En 2014, on avait découvert des défauts dans la qualité de l’acier composant ce couvercle ainsi qu’une pièce équivalente qui forme le fond de la cuve du réacteur. Ce sont ces anomalies qui furent à l’origine de la révélation, en 2016, du scandale des « dossiers barrés » d’Areva (dont les usines concernées ont depuis été reprises par Framatome) : au moins 430 pièces, dont 283 destinées à des équipements nucléaires, comportant des défauts qui furent dissimulés à leurs destinataires.
Si le remplacement du fond de la cuve n’est plus jugé nécessaire, celui du couvercle devra bien être réalisé, et ce dès le premier arrêt du réacteur, environ 18 mois après sa mise en service, et non après dix ans de fonctionnement comme le demandait EDF.
Couvercle, soupapes, cuve…
Le dossier de l’ASN rappelle par ailleurs que d’autres anomalies devront être corrigées, sans fixer de dates : le remplacement de soupapes de protection sur les circuits secondaires et d’échangeurs sur des circuits de refroidissement.
Autre point, qui semble techniquement plus complexe : des modifications à apporter sur la géométrie de la cuve du réacteur. En effet, comme cela a été observé sur les EPR de Taishan (Chine), son défaut de conception provoque des turbulences qui abîment les assemblages de combustibles, provoquant des cassures dans les gaines de combustible et donc des fuites radioactives dans le circuit primaire. La réponse actuelle d’EDF et de son fournisseur, Orano, est de renforcer ces assemblages pour les rendre plus résistants.

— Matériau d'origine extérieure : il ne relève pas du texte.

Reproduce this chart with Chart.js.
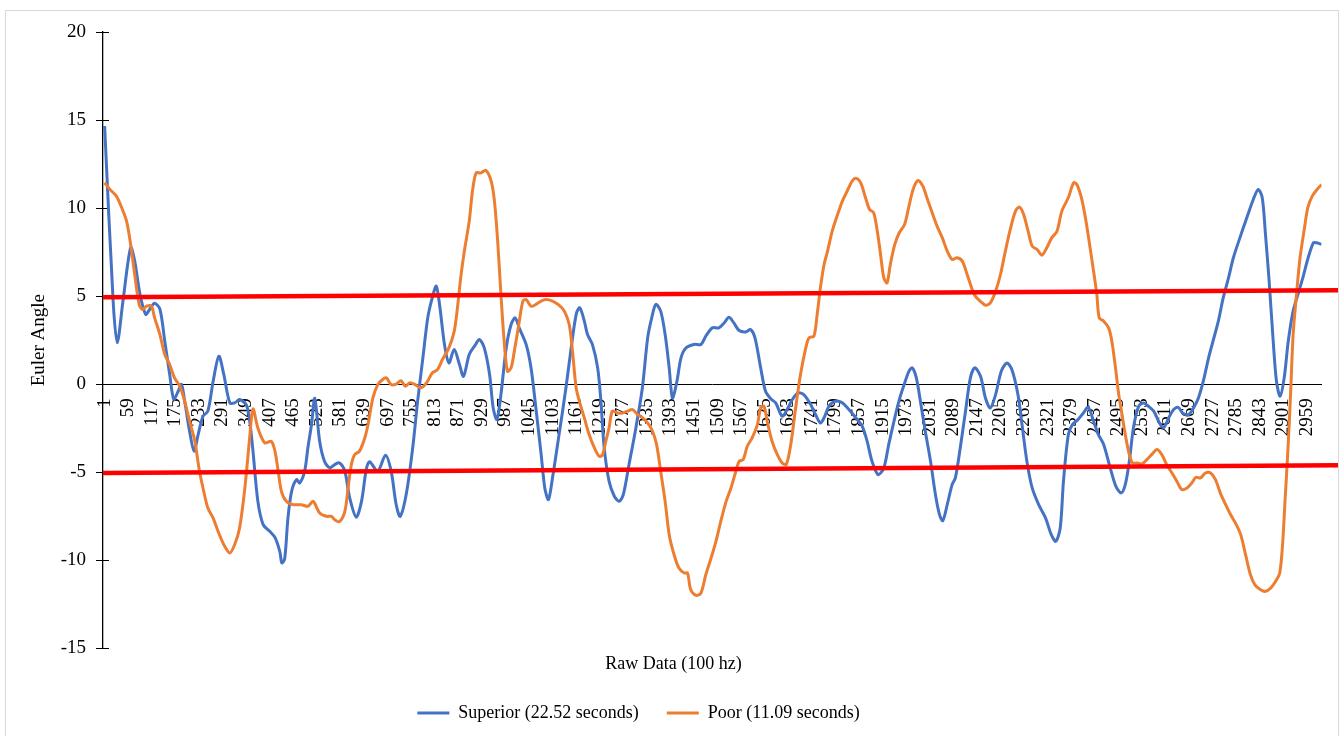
<!DOCTYPE html>
<html>
<head>
<meta charset="utf-8">
<script src="https://cdn.jsdelivr.net/npm/chart.js@4.4.1/dist/chart.umd.min.js"></script>
<style>
  html, body { margin: 0; padding: 0; background: #ffffff; overflow: hidden; }
  #wrap { position: absolute; left: 0; top: 0; width: 1344px; height: 736px; }
  #frame { position: absolute; left: 5px; top: 10px; width: 1334px; height: 740px; border: 1px solid #d9d9d9; box-sizing: border-box; pointer-events: none; }
</style>
</head>
<body>
<div id="wrap"><canvas id="c"></canvas></div>
<div id="frame"></div>
<script>
// ---- Data ----
const sampleSup = [1,22,32,46,65,75,88,102,112,124,137,149,161,171,182,190,198,210,221,231,243,255,268,282,294,309,321,333,350,358,366,378,391,407,420,432,437,444,452,461,473,481,493,501,510,518,530,542,555,567,579,592,604,620,633,645,653,673,692,706,718,728,743,759,771,784,796,807,817,826,837,848,861,874,884,898,911,923,935,948,957,966,976,989,1001,1011,1021,1038,1050,1062,1075,1084,1093,1103,1119,1136,1151,1162,1170,1181,1189,1201,1214,1222,1230,1242,1255,1267,1277,1291,1308,1324,1337,1347,1357,1369,1380,1390,1398,1409,1419,1431,1451,1468,1480,1496,1512,1525,1537,1549,1562,1578,1590,1601,1615,1627,1640,1652,1668,1680,1693,1707,1721,1738,1750,1762,1771,1783,1799,1816,1832,1849,1865,1877,1889,1904,1918,1930,1943,1955,1968,1980,1988,1998,2008,2020,2033,2045,2055,2063,2074,2086,2094,2106,2119,2131,2142,2156,2168,2180,2193,2207,2221,2233,2248,2258,2270,2283,2299,2316,2330,2341,2352,2360,2372,2382,2396,2409,2421,2434,2446,2459,2475,2489,2502,2512,2522,2532,2545,2557,2569,2582,2594,2606,2619,2631,2642,2653,2668,2680,2692,2704,2717,2729,2741,2753,2766,2778,2794,2811,2827,2839,2849,2857,2866,2876,2884,2893,2903,2913,2925,2938,2950,2962,2975,2983,2995];
const superior = [14.66,4.7,2.35,4.7,7.75,7.0,5.1,3.97,4.26,4.6,4.26,2.44,0.57,-0.85,-0.4,0.0,-0.97,-2.67,-3.8,-2.86,-1.82,-1.53,0.17,1.59,0.57,-1.06,-1.06,-0.87,-1.2,-2.1,-3.8,-6.65,-7.97,-8.35,-8.7,-9.5,-10.15,-9.9,-7.6,-6.08,-5.42,-5.6,-4.94,-3.62,-2.29,-0.8,-3.24,-4.38,-4.75,-4.56,-4.47,-4.94,-6.46,-7.55,-6.65,-4.8,-4.4,-4.94,-4.03,-4.94,-6.8,-7.5,-6.25,-3.6,-0.97,1.5,3.77,4.9,5.57,4.34,2.27,1.21,1.97,1.12,0.45,1.69,2.16,2.54,2.06,0.57,-1.35,-2.0,-0.59,2.06,3.39,3.77,3.2,2.26,0.93,-1.35,-4.0,-5.9,-6.55,-5.3,-2.86,-0.2,2.44,4.05,4.34,3.6,2.82,2.26,0.93,-0.97,-3.6,-5.5,-6.36,-6.65,-6.27,-4.57,-2.48,-0.2,2.63,3.77,4.53,4.15,2.82,0.93,-0.78,0.17,1.5,2.06,2.26,2.26,2.73,3.2,3.2,3.48,3.8,3.48,3.05,2.97,3.1,2.63,0.93,-0.4,-0.83,-1.06,-1.82,-1.44,-0.87,-0.49,-0.59,-1.15,-1.72,-2.2,-1.9,-1.25,-0.97,-1.06,-1.44,-1.9,-2.39,-3.24,-4.38,-5.13,-4.75,-3.43,-2.1,-0.97,-0.02,0.74,0.93,0.36,-0.97,-2.67,-4.38,-6.27,-7.4,-7.75,-6.84,-5.7,-5.32,-3.62,-1.53,0.36,0.93,0.45,-0.78,-1.35,-0.59,0.74,1.21,0.83,-0.59,-2.29,-4.38,-5.89,-6.84,-7.6,-8.54,-8.92,-8.16,-5.5,-2.86,-2.29,-2.0,-1.63,-1.31,-2.1,-2.86,-3.43,-4.75,-5.8,-6.17,-5.7,-4.38,-2.48,-1.25,-1.06,-1.25,-1.53,-2.1,-2.48,-1.9,-1.44,-1.31,-1.63,-1.72,-1.35,-0.78,0.17,1.5,2.54,3.58,4.9,6.04,7.18,8.31,9.45,10.49,11.06,10.59,8.5,5.85,2.44,0.17,-0.68,0.36,2.44,4.15,5.19,6.14,7.18,8.03,8.03,7.94];

const samplePoor = [1,14,30,43,55,65,75,86,94,104,116,124,137,149,161,173,186,198,210,223,233,243,255,268,280,294,309,321,333,346,358,366,378,395,411,420,428,436,448,465,485,501,514,530,547,559,567,579,592,600,608,616,628,641,649,661,673,685,694,706,718,730,741,752,765,779,793,807,820,832,848,861,869,877,886,898,906,915,927,939,952,960,968,976,984,992,1001,1009,1020,1030,1038,1050,1062,1075,1087,1103,1119,1132,1144,1152,1161,1169,1181,1193,1206,1218,1226,1234,1242,1250,1263,1275,1287,1300,1312,1324,1337,1349,1359,1369,1380,1390,1402,1414,1427,1435,1443,1456,1468,1480,1493,1505,1517,1530,1542,1554,1562,1572,1582,1594,1607,1615,1623,1631,1643,1656,1668,1678,1689,1701,1713,1726,1734,1746,1754,1762,1771,1779,1791,1803,1816,1828,1840,1850,1861,1873,1883,1893,1902,1910,1918,1926,1934,1945,1956,1969,1979,1990,2002,2014,2024,2037,2049,2062,2074,2086,2098,2111,2123,2134,2143,2155,2168,2180,2193,2205,2217,2230,2242,2252,2262,2273,2283,2295,2307,2319,2331,2344,2356,2372,2385,2393,2404,2414,2423,2434,2442,2448,2459,2471,2479,2488,2496,2504,2512,2522,2530,2541,2553,2565,2577,2590,2602,2614,2627,2639,2651,2664,2676,2686,2697,2709,2722,2734,2746,2759,2771,2783,2796,2808,2820,2831,2845,2857,2870,2882,2892,2899,2905,2912,2919,2925,2934,2942,2953,2961,2972,2986,2995];
const poor = [11.44,11.06,10.68,10.02,9.26,7.94,6.23,4.53,4.24,4.43,4.43,3.77,2.82,1.69,1.12,0.36,-0.11,-0.97,-2.1,-3.24,-4.75,-5.89,-7.03,-7.6,-8.35,-9.1,-9.58,-9.1,-8.16,-5.9,-3.0,-1.4,-2.48,-3.33,-3.24,-3.8,-4.94,-6.08,-6.65,-6.84,-6.84,-6.93,-6.65,-7.31,-7.5,-7.5,-7.69,-7.8,-7.22,-5.89,-4.56,-4.0,-3.8,-3.05,-2.29,-0.78,-0.02,0.27,0.36,-0.02,0.0,0.2,-0.11,0.08,-0.02,-0.2,0.08,0.64,0.83,1.4,2.06,3.0,4.34,6.04,7.56,9.26,10.97,12.0,12.0,12.14,11.53,10.4,8.13,5.1,2.44,0.74,0.93,1.88,3.39,4.72,4.81,4.43,4.53,4.72,4.81,4.72,4.49,4.15,3.39,1.88,-0.2,-0.97,-1.9,-2.86,-3.62,-4.1,-4.0,-3.24,-2.48,-1.53,-1.63,-1.63,-1.53,-1.44,-1.72,-1.9,-2.2,-2.67,-3.43,-4.94,-6.65,-8.54,-9.68,-10.44,-10.72,-10.72,-11.67,-11.99,-11.86,-10.82,-9.87,-8.92,-7.78,-6.65,-5.89,-4.94,-4.38,-4.28,-3.52,-3.05,-2.29,-1.35,-1.25,-2.1,-3.24,-4.0,-4.47,-4.56,-3.43,-1.35,0.55,2.06,2.63,2.73,3.96,5.47,6.8,7.5,8.69,9.55,10.4,10.97,11.53,11.69,11.44,10.59,9.92,9.74,8.69,7.37,6.04,5.76,6.8,7.94,8.6,9.07,10.02,11.06,11.57,11.25,10.59,9.74,8.98,8.31,7.56,7.08,7.18,6.99,6.23,5.47,5.0,4.72,4.49,4.62,5.28,6.23,7.56,8.88,9.83,10.06,9.64,8.69,7.84,7.65,7.33,7.75,8.31,8.69,9.83,10.6,11.44,11.34,10.59,9.45,8.13,6.42,5.1,3.77,3.58,3.2,2.44,0.93,-0.59,-1.72,-2.86,-4.0,-4.47,-4.47,-4.53,-4.28,-4.0,-3.71,-4.0,-4.57,-5.04,-5.51,-5.98,-5.89,-5.6,-5.28,-5.32,-5.04,-5.04,-5.42,-6.18,-6.84,-7.4,-7.88,-8.54,-9.68,-10.82,-11.39,-11.67,-11.76,-11.57,-11.19,-10.72,-9.11,-6.65,-3.81,-0.4,2.82,5.28,7.18,8.88,10.02,10.68,11.12,11.34];

// red threshold lines (drawn shapes in the original)
const thresholdX = [-3, 3037];
const upperLimit = [4.94, 5.34];
const lowerLimit = [-5.04, -4.6];

const xTickLabels = [1,59,117,175,233,291,349,407,465,523,581,639,697,755,813,871,929,987,1045,1103,1161,1219,1277,1335,1393,1451,1509,1567,1625,1683,1741,1799,1857,1915,1973,2031,2089,2147,2205,2263,2321,2379,2437,2495,2553,2611,2669,2727,2785,2843,2901,2959];
const yTicks = [-15, -10, -5, 0, 5, 10, 15, 20];

const seriesNames = ['Superior (22.52 seconds)', 'Poor (11.09 seconds)'];
const xTitle = 'Raw Data (100 hz)';
const yTitle = 'Euler Angle';

// ---- Chart ----
const pts = (xs, ys) => xs.map((x, i) => ({ x: x, y: ys[i] }));
const FONT = 'Liberation Serif';
const X_MIN = -3, X_MAX = 2995;

// the legend in the original sits a little left of the page centre
const legendShift = {
  id: 'legendShift',
  afterLayout(chart) {
    const l = chart.legend;
    if (l) { l.left -= 35; l.right -= 35; }
  }
};

new Chart(document.getElementById('c'), {
  type: 'line',
  data: {
    datasets: [
      { label: seriesNames[0], data: pts(sampleSup, superior), borderColor: '#4472C4', backgroundColor: '#4472C4', borderWidth: 3, pointRadius: 0, tension: 0.3, order: 3 },
      { label: seriesNames[1], data: pts(samplePoor, poor), borderColor: '#ED7D31', backgroundColor: '#ED7D31', borderWidth: 3, pointRadius: 0, tension: 0.3, order: 2 },
      { label: 'upper', data: pts(thresholdX, upperLimit), borderColor: '#FF0000', borderWidth: 4.5, pointRadius: 0, tension: 0, clip: false, order: 1 },
      { label: 'lower', data: pts(thresholdX, lowerLimit), borderColor: '#FF0000', borderWidth: 4.5, pointRadius: 0, tension: 0, clip: false, order: 1 }
    ]
  },
  options: {
    responsive: true,
    maintainAspectRatio: false,
    animation: false,
    events: [],
    layout: { padding: { left: 24, right: 21, top: 32, bottom: 4 } },
    scales: {
      x: {
        type: 'linear',
        position: { y: 0 },
        min: X_MIN, max: X_MAX,
        grid: { display: false, drawTicks: false },
        border: { display: true, color: '#000000', width: 1 },
        afterBuildTicks: (s) => { s.ticks = xTickLabels.map(v => ({ value: v })); },
        ticks: {
          autoSkip: false, minRotation: 90, maxRotation: 90, padding: 14,
          color: '#000000', font: { family: FONT, size: 19 },
          callback: (v) => String(v)
        }
      },
      y: {
        type: 'linear',
        position: 'left',
        min: -15, max: 20,
        afterBuildTicks: (s) => { s.ticks = yTicks.map(v => ({ value: v })); },
        afterFit: (s) => { s.width = 79; },
        grid: { display: true, drawOnChartArea: false, drawTicks: true, tickLength: 7, color: '#000000' },
        border: { display: true, color: '#000000', width: 1.3 },
        ticks: { padding: 10, color: '#000000', font: { family: FONT, size: 19 } },
        title: { display: true, text: yTitle, color: '#000000', font: { family: FONT, size: 19 }, padding: { top: 4, bottom: 4 } }
      },
      yInner: {
        type: 'linear',
        position: { x: X_MIN + 6 * (X_MAX - X_MIN) / 1220 },
        min: -15, max: 20,
        afterBuildTicks: (s) => { s.ticks = yTicks.map(v => ({ value: v })); },
        grid: { display: true, drawOnChartArea: false, drawTicks: true, tickLength: 6, color: '#000000' },
        border: { display: false },
        ticks: { display: false }
      }
    },
    plugins: {
      tooltip: { enabled: false },
      title: {
        display: true, text: xTitle, position: 'bottom', weight: 500,
        color: '#000000', font: { family: FONT, size: 18, weight: 'normal' },
        padding: { top: 5, bottom: 1 }
      },
      legend: {
        position: 'bottom',
        weight: 1000,
        labels: {
          usePointStyle: true, pointStyle: 'line', pointStyleWidth: 32,
          padding: 28, color: '#000000', font: { family: FONT, size: 18 },
          filter: (item) => item.datasetIndex < 2,
          sort: (a, b) => a.datasetIndex - b.datasetIndex
        }
      }
    }
  },
  plugins: [legendShift]
});
</script>
</body>
</html>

Autant d’éléments qui ont déjà abouti à une explosion du coût de l’EPR non encore précisément chiffrée. Si son coût de construction est désormais estimé à 13 milliards (soit quatre fois le montant initial), ce montant ne comprend pas les frais financiers (les emprunts) dont le coût continue de s’alourdir alors qu’il était estimé à 6,7 milliards par la Cour des Comptes à l’époque où l’EPR devait entrer en service mi-2023.